### Records provided

----------------

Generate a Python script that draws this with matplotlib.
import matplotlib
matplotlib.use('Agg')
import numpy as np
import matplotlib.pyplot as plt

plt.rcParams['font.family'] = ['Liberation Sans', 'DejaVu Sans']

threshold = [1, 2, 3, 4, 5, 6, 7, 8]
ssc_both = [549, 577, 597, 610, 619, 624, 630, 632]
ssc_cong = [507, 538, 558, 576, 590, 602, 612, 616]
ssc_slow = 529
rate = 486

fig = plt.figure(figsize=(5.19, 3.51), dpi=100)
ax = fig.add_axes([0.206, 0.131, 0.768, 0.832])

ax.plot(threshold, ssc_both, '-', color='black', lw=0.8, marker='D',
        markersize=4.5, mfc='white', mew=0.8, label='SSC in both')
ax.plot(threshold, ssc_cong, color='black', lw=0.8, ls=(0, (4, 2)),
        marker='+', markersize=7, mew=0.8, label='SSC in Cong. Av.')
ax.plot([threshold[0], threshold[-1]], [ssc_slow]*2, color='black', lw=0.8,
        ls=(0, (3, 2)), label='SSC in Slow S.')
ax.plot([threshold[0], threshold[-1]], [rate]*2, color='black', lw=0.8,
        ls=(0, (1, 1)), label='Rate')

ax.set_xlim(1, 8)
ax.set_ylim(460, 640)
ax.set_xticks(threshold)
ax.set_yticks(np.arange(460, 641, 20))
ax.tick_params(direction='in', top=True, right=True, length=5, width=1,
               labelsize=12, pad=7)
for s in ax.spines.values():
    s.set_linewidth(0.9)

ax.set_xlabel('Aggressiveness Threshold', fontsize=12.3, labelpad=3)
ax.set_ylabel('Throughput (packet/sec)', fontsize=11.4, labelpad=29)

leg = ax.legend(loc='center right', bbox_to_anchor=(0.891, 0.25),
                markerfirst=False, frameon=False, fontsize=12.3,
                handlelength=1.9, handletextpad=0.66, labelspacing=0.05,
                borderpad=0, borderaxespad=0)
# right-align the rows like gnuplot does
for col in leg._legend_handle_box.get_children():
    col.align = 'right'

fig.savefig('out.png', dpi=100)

----------------

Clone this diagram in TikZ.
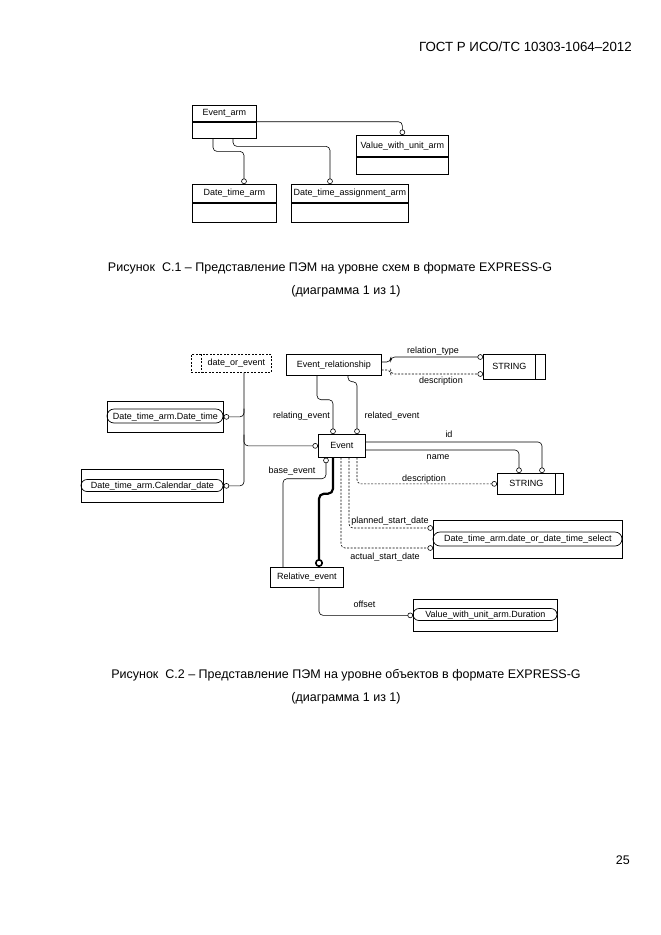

----------------

### Task statement
Print, from the entries above, the line with "Generate a Python", the line with "ax = fig.add_axes([0.206, 0.131, 0.768, 0.832])" and all lines between them, exactly and with nothing else.

### Expected output
Generate a Python script that draws this with matplotlib.
import matplotlib
matplotlib.use('Agg')
import numpy as np
import matplotlib.pyplot as plt

plt.rcParams['font.family'] = ['Liberation Sans', 'DejaVu Sans']

threshold = [1, 2, 3, 4, 5, 6, 7, 8]
ssc_both = [549, 577, 597, 610, 619, 624, 630, 632]
ssc_cong = [507, 538, 558, 576, 590, 602, 612, 616]
ssc_slow = 529
rate = 486

fig = plt.figure(figsize=(5.19, 3.51), dpi=100)
ax = fig.add_axes([0.206, 0.131, 0.768, 0.832])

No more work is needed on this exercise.